Task brief:
Copy every line, exactly and only, from the line containing "Clone this diagram in TikZ." to the line containing "(elbow) at (398,0);", both lines included.

Information provided:
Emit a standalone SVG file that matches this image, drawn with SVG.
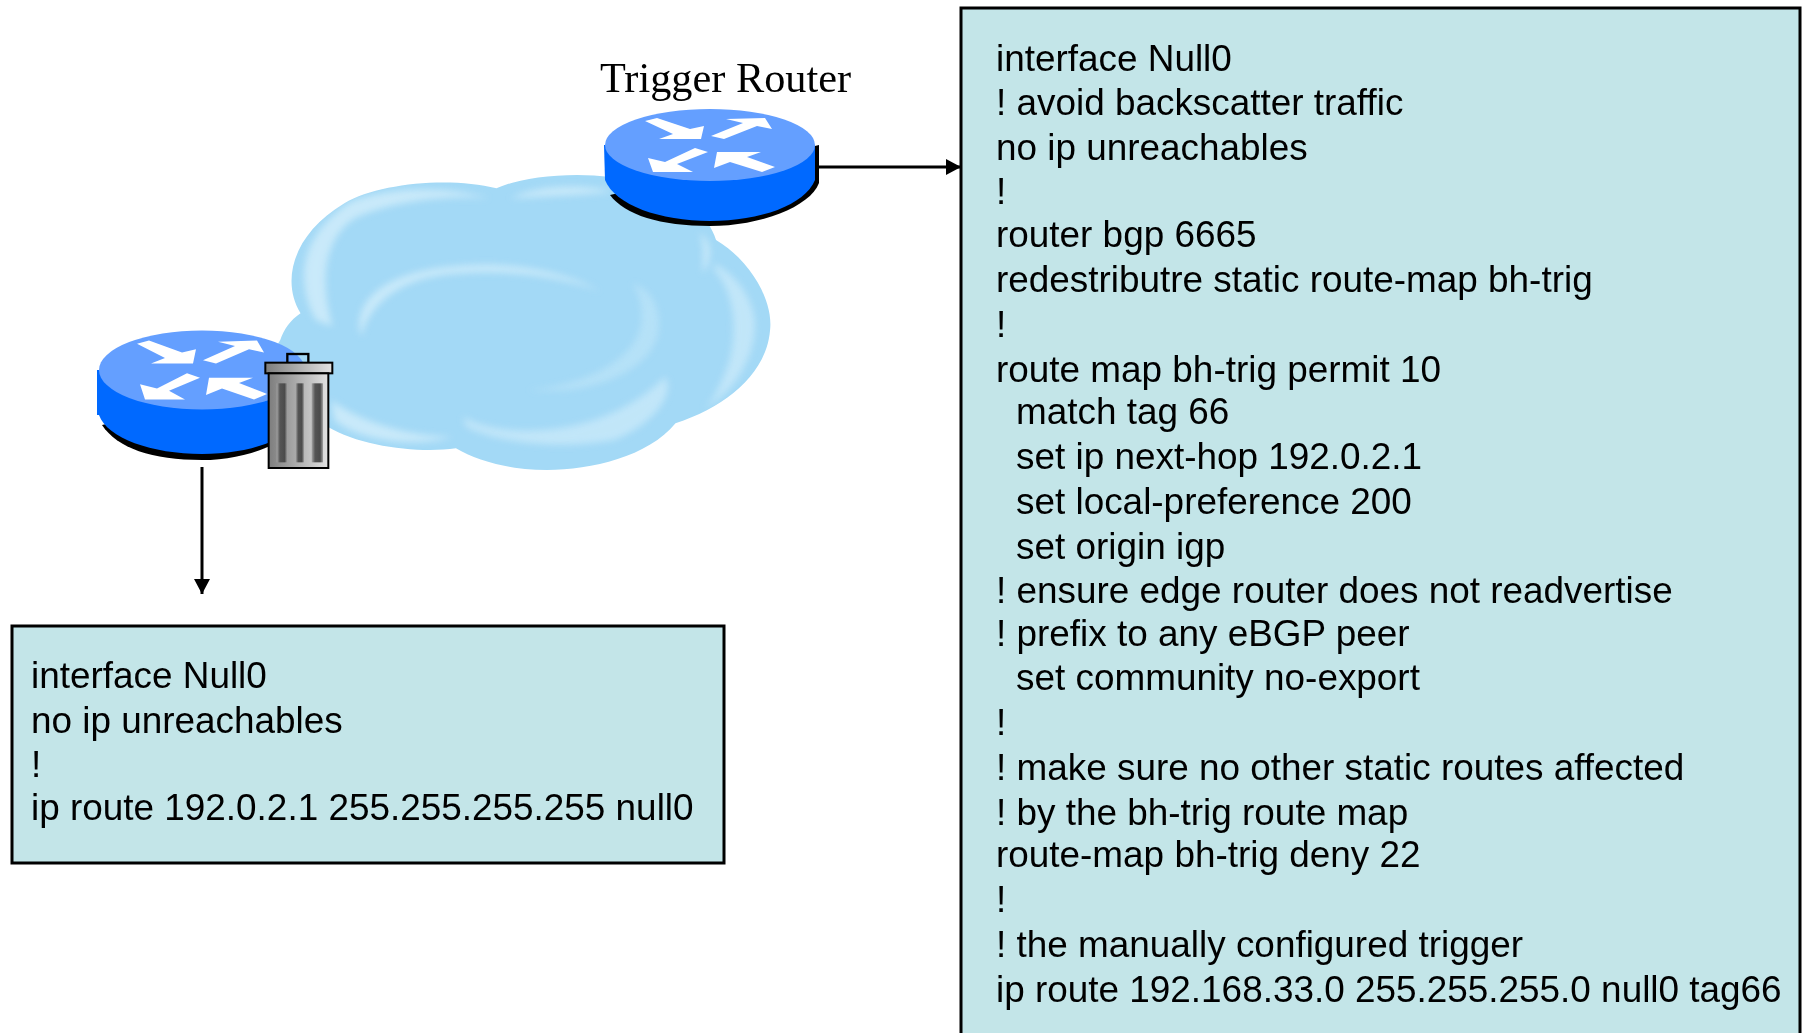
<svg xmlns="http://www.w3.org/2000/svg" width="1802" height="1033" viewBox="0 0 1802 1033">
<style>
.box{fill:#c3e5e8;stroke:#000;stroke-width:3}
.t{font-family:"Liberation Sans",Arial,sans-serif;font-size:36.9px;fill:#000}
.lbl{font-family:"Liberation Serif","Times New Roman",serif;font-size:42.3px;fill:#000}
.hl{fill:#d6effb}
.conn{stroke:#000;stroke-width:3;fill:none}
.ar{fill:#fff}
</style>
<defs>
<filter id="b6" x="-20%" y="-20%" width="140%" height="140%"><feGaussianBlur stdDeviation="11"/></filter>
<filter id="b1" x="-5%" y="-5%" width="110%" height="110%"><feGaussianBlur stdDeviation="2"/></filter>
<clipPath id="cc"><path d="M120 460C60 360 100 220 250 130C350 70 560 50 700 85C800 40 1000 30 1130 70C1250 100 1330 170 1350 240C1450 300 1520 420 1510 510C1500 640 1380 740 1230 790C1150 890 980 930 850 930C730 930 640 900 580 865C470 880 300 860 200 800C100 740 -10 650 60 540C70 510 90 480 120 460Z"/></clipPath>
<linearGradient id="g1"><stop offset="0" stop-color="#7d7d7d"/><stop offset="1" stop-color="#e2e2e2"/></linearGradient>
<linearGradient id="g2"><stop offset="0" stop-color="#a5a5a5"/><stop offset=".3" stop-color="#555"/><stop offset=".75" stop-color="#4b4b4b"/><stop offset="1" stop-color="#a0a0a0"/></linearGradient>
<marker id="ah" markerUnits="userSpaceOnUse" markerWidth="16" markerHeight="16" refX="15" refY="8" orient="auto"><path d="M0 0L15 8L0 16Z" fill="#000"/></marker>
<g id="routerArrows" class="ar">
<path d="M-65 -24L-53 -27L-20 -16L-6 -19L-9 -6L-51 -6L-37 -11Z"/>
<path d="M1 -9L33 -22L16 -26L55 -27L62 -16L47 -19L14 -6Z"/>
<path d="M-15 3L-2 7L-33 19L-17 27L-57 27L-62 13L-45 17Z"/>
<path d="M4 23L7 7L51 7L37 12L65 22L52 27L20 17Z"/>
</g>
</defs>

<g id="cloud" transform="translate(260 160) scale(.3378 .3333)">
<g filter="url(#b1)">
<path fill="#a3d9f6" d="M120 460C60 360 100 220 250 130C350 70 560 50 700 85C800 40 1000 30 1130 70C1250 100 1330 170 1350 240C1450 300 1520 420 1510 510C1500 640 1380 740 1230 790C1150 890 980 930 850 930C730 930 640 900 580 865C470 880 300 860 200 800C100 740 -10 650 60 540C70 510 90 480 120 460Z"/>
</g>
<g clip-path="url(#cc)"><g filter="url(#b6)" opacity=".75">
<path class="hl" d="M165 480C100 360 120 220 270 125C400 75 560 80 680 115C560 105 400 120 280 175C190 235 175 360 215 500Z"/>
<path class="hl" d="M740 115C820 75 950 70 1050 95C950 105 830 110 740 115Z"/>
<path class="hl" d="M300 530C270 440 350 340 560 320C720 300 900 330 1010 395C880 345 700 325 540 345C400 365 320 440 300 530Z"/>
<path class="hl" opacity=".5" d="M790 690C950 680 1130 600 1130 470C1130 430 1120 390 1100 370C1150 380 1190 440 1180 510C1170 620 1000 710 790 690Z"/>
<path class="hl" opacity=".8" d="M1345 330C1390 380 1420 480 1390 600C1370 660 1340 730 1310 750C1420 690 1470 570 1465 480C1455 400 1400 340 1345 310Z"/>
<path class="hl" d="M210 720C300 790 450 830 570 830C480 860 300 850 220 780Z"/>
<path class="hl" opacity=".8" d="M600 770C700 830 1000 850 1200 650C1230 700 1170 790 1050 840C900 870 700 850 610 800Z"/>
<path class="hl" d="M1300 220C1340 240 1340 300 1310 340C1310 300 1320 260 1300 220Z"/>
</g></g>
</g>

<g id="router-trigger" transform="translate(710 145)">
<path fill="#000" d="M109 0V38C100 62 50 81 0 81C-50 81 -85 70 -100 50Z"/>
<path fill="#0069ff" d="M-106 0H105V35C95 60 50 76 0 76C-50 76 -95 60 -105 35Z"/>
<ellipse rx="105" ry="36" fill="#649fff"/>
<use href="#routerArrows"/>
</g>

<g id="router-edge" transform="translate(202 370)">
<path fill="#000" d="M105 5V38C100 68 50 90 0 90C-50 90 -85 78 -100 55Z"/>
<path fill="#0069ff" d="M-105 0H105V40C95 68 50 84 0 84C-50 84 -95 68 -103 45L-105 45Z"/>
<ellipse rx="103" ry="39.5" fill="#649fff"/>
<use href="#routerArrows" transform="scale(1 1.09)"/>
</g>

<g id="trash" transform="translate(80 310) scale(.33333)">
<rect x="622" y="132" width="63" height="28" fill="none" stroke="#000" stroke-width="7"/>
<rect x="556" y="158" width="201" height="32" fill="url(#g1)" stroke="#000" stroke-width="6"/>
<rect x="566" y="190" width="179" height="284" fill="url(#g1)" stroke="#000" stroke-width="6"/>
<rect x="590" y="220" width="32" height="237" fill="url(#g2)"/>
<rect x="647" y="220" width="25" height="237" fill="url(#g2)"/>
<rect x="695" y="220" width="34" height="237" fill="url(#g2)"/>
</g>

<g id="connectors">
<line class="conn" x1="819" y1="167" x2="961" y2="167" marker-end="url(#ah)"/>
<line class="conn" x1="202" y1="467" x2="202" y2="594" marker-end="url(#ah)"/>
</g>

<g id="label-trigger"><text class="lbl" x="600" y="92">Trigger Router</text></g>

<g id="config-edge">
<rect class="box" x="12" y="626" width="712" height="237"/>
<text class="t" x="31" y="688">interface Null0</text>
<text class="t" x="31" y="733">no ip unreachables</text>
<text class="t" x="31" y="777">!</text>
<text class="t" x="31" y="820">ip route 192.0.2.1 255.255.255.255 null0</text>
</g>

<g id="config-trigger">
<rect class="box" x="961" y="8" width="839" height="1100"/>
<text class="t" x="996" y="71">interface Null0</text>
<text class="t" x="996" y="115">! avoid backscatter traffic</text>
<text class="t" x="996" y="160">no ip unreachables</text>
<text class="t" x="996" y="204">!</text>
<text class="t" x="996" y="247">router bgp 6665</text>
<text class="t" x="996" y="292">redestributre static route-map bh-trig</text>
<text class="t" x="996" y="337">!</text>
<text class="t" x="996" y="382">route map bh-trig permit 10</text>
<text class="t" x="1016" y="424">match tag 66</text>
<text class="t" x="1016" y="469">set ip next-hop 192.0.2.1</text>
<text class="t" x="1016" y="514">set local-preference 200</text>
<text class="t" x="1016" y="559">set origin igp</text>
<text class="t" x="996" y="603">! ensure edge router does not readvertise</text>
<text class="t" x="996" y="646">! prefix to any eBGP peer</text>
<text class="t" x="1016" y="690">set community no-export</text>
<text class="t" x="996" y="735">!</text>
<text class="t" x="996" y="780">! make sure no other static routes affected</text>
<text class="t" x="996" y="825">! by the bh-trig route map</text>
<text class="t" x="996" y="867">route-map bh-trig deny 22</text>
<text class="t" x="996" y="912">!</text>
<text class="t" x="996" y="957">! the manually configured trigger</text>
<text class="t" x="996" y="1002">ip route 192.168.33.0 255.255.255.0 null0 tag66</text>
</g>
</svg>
...
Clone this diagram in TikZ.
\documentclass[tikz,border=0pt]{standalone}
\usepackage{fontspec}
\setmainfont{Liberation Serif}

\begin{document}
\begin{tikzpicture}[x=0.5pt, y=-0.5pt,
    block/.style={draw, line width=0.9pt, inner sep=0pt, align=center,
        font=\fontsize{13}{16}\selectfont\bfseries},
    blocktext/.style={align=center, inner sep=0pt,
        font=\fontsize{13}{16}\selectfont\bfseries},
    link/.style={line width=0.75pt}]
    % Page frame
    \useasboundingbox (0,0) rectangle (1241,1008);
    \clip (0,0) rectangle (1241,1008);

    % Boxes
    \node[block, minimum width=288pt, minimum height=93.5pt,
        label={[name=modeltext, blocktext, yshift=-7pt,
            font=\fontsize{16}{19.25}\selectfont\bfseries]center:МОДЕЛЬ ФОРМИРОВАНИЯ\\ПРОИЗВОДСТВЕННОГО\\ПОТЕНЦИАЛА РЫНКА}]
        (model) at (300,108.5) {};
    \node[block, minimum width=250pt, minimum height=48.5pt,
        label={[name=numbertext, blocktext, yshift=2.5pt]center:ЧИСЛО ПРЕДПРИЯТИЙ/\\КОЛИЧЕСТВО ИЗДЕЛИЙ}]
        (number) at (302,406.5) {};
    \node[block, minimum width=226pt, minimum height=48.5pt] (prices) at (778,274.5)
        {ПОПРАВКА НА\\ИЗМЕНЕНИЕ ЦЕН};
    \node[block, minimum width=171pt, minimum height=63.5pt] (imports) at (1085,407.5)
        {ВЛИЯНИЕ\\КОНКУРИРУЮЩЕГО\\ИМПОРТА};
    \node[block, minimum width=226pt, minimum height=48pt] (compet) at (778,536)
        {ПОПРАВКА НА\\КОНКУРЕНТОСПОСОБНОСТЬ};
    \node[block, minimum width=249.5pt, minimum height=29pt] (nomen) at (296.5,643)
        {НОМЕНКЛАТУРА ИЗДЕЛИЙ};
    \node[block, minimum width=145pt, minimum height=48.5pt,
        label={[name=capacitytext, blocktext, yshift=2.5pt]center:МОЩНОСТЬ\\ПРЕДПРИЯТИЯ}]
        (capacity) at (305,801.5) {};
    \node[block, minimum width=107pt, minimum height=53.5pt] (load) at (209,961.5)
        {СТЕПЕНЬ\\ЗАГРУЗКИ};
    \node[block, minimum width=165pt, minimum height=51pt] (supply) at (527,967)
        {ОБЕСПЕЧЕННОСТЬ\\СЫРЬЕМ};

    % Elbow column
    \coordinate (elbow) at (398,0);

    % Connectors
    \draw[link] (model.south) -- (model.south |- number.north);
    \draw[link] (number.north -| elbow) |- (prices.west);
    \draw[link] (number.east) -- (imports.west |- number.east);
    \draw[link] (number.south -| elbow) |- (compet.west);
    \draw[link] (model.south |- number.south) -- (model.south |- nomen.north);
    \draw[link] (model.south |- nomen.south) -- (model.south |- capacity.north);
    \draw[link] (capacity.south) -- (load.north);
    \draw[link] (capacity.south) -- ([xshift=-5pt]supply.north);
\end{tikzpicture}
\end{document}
--
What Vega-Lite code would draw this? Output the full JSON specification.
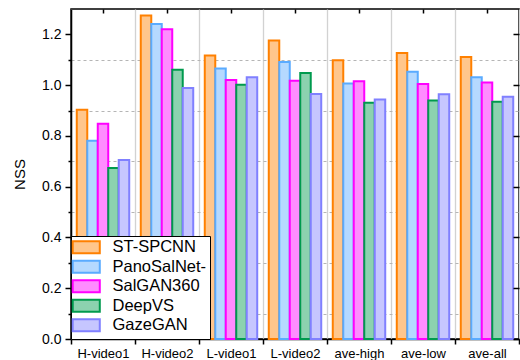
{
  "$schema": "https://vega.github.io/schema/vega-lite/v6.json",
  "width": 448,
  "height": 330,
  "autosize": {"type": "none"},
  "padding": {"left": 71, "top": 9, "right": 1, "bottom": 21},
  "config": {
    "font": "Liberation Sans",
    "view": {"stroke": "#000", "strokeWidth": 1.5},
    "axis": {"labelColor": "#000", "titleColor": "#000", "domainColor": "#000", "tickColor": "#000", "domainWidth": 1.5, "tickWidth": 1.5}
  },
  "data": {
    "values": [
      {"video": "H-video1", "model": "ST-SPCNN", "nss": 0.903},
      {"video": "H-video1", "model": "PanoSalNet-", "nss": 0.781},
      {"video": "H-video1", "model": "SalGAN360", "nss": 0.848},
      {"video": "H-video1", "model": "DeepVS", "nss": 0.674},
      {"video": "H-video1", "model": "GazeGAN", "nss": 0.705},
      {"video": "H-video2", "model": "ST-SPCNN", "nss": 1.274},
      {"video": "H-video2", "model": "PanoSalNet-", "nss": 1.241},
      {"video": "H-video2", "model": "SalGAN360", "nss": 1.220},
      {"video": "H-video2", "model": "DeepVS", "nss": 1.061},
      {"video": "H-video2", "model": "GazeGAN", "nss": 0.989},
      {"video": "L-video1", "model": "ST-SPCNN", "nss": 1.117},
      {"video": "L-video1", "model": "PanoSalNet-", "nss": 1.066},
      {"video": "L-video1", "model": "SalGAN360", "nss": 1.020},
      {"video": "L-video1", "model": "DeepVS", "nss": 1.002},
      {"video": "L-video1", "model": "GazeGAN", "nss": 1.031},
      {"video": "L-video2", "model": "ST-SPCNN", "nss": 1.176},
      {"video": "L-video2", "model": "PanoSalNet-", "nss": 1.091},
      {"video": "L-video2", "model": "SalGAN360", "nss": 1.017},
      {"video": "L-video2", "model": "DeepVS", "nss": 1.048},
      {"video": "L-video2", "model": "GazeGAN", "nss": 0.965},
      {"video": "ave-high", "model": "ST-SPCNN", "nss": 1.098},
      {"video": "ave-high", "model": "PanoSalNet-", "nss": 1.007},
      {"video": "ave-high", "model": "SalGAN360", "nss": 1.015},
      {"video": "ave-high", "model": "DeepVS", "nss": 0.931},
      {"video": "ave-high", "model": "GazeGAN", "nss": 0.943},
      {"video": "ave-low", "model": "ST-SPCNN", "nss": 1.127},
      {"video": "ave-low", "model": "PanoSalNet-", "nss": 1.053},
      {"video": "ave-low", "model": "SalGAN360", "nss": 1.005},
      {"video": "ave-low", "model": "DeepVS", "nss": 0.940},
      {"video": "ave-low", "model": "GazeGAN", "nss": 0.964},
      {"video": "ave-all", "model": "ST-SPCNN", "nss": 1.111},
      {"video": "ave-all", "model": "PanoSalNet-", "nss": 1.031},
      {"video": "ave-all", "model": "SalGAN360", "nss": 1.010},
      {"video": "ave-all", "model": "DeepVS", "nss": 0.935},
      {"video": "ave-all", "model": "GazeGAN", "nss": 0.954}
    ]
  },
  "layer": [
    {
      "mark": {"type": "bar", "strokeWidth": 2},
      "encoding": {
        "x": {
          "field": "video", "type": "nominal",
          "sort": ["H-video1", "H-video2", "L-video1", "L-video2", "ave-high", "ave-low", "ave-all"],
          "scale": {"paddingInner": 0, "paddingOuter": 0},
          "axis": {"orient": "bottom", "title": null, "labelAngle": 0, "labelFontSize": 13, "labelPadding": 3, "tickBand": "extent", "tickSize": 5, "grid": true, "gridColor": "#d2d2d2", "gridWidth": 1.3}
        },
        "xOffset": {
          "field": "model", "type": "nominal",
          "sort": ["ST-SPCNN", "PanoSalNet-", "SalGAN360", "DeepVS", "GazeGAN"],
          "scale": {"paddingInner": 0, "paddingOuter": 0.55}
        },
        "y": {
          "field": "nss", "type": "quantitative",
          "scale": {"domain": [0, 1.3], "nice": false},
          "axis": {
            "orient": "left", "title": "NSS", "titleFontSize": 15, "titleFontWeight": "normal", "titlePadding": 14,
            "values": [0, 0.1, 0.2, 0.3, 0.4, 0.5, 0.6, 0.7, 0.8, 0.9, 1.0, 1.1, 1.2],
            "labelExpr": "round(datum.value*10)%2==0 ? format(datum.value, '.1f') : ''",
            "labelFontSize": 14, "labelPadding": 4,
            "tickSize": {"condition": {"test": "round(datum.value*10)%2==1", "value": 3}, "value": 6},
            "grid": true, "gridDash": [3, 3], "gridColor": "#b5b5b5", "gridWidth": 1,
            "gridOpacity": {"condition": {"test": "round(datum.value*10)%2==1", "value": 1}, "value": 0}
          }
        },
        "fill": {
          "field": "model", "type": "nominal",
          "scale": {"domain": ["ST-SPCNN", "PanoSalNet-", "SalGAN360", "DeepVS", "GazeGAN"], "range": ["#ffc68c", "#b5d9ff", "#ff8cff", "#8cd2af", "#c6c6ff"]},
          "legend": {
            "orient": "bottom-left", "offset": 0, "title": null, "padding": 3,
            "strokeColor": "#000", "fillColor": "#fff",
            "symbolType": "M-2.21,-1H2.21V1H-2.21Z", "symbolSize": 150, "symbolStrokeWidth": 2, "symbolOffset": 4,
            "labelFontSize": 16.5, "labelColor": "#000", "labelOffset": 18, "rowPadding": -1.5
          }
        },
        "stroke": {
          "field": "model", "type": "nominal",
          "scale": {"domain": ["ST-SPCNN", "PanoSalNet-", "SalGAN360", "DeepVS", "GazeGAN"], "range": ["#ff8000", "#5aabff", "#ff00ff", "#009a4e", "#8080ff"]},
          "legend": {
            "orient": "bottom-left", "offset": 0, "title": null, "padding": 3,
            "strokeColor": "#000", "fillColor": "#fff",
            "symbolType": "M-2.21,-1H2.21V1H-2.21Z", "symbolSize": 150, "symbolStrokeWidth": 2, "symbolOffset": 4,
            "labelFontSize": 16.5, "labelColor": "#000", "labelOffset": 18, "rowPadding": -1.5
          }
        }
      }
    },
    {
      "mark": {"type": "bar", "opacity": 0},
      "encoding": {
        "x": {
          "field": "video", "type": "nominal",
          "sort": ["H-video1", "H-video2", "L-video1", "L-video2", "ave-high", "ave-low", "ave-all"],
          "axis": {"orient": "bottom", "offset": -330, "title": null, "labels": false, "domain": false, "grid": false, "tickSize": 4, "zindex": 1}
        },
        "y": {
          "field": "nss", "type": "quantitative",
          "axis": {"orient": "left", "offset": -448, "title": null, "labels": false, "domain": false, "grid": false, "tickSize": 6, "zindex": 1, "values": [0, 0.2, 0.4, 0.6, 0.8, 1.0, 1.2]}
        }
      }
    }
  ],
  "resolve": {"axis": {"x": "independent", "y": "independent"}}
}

Exercise response:
Clone this diagram in TikZ.
\documentclass[tikz,border=0pt]{standalone}
\usepackage{fontspec}
\setmainfont{Liberation Serif}

\begin{document}
\begin{tikzpicture}[x=0.5pt, y=-0.5pt,
    block/.style={draw, line width=0.9pt, inner sep=0pt, align=center,
        font=\fontsize{13}{16}\selectfont\bfseries},
    blocktext/.style={align=center, inner sep=0pt,
        font=\fontsize{13}{16}\selectfont\bfseries},
    link/.style={line width=0.75pt}]
    % Page frame
    \useasboundingbox (0,0) rectangle (1241,1008);
    \clip (0,0) rectangle (1241,1008);

    % Boxes
    \node[block, minimum width=288pt, minimum height=93.5pt,
        label={[name=modeltext, blocktext, yshift=-7pt,
            font=\fontsize{16}{19.25}\selectfont\bfseries]center:МОДЕЛЬ ФОРМИРОВАНИЯ\\ПРОИЗВОДСТВЕННОГО\\ПОТЕНЦИАЛА РЫНКА}]
        (model) at (300,108.5) {};
    \node[block, minimum width=250pt, minimum height=48.5pt,
        label={[name=numbertext, blocktext, yshift=2.5pt]center:ЧИСЛО ПРЕДПРИЯТИЙ/\\КОЛИЧЕСТВО ИЗДЕЛИЙ}]
        (number) at (302,406.5) {};
    \node[block, minimum width=226pt, minimum height=48.5pt] (prices) at (778,274.5)
        {ПОПРАВКА НА\\ИЗМЕНЕНИЕ ЦЕН};
    \node[block, minimum width=171pt, minimum height=63.5pt] (imports) at (1085,407.5)
        {ВЛИЯНИЕ\\КОНКУРИРУЮЩЕГО\\ИМПОРТА};
    \node[block, minimum width=226pt, minimum height=48pt] (compet) at (778,536)
        {ПОПРАВКА НА\\КОНКУРЕНТОСПОСОБНОСТЬ};
    \node[block, minimum width=249.5pt, minimum height=29pt] (nomen) at (296.5,643)
        {НОМЕНКЛАТУРА ИЗДЕЛИЙ};
    \node[block, minimum width=145pt, minimum height=48.5pt,
        label={[name=capacitytext, blocktext, yshift=2.5pt]center:МОЩНОСТЬ\\ПРЕДПРИЯТИЯ}]
        (capacity) at (305,801.5) {};
    \node[block, minimum width=107pt, minimum height=53.5pt] (load) at (209,961.5)
        {СТЕПЕНЬ\\ЗАГРУЗКИ};
    \node[block, minimum width=165pt, minimum height=51pt] (supply) at (527,967)
        {ОБЕСПЕЧЕННОСТЬ\\СЫРЬЕМ};

    % Elbow column
    \coordinate (elbow) at (398,0);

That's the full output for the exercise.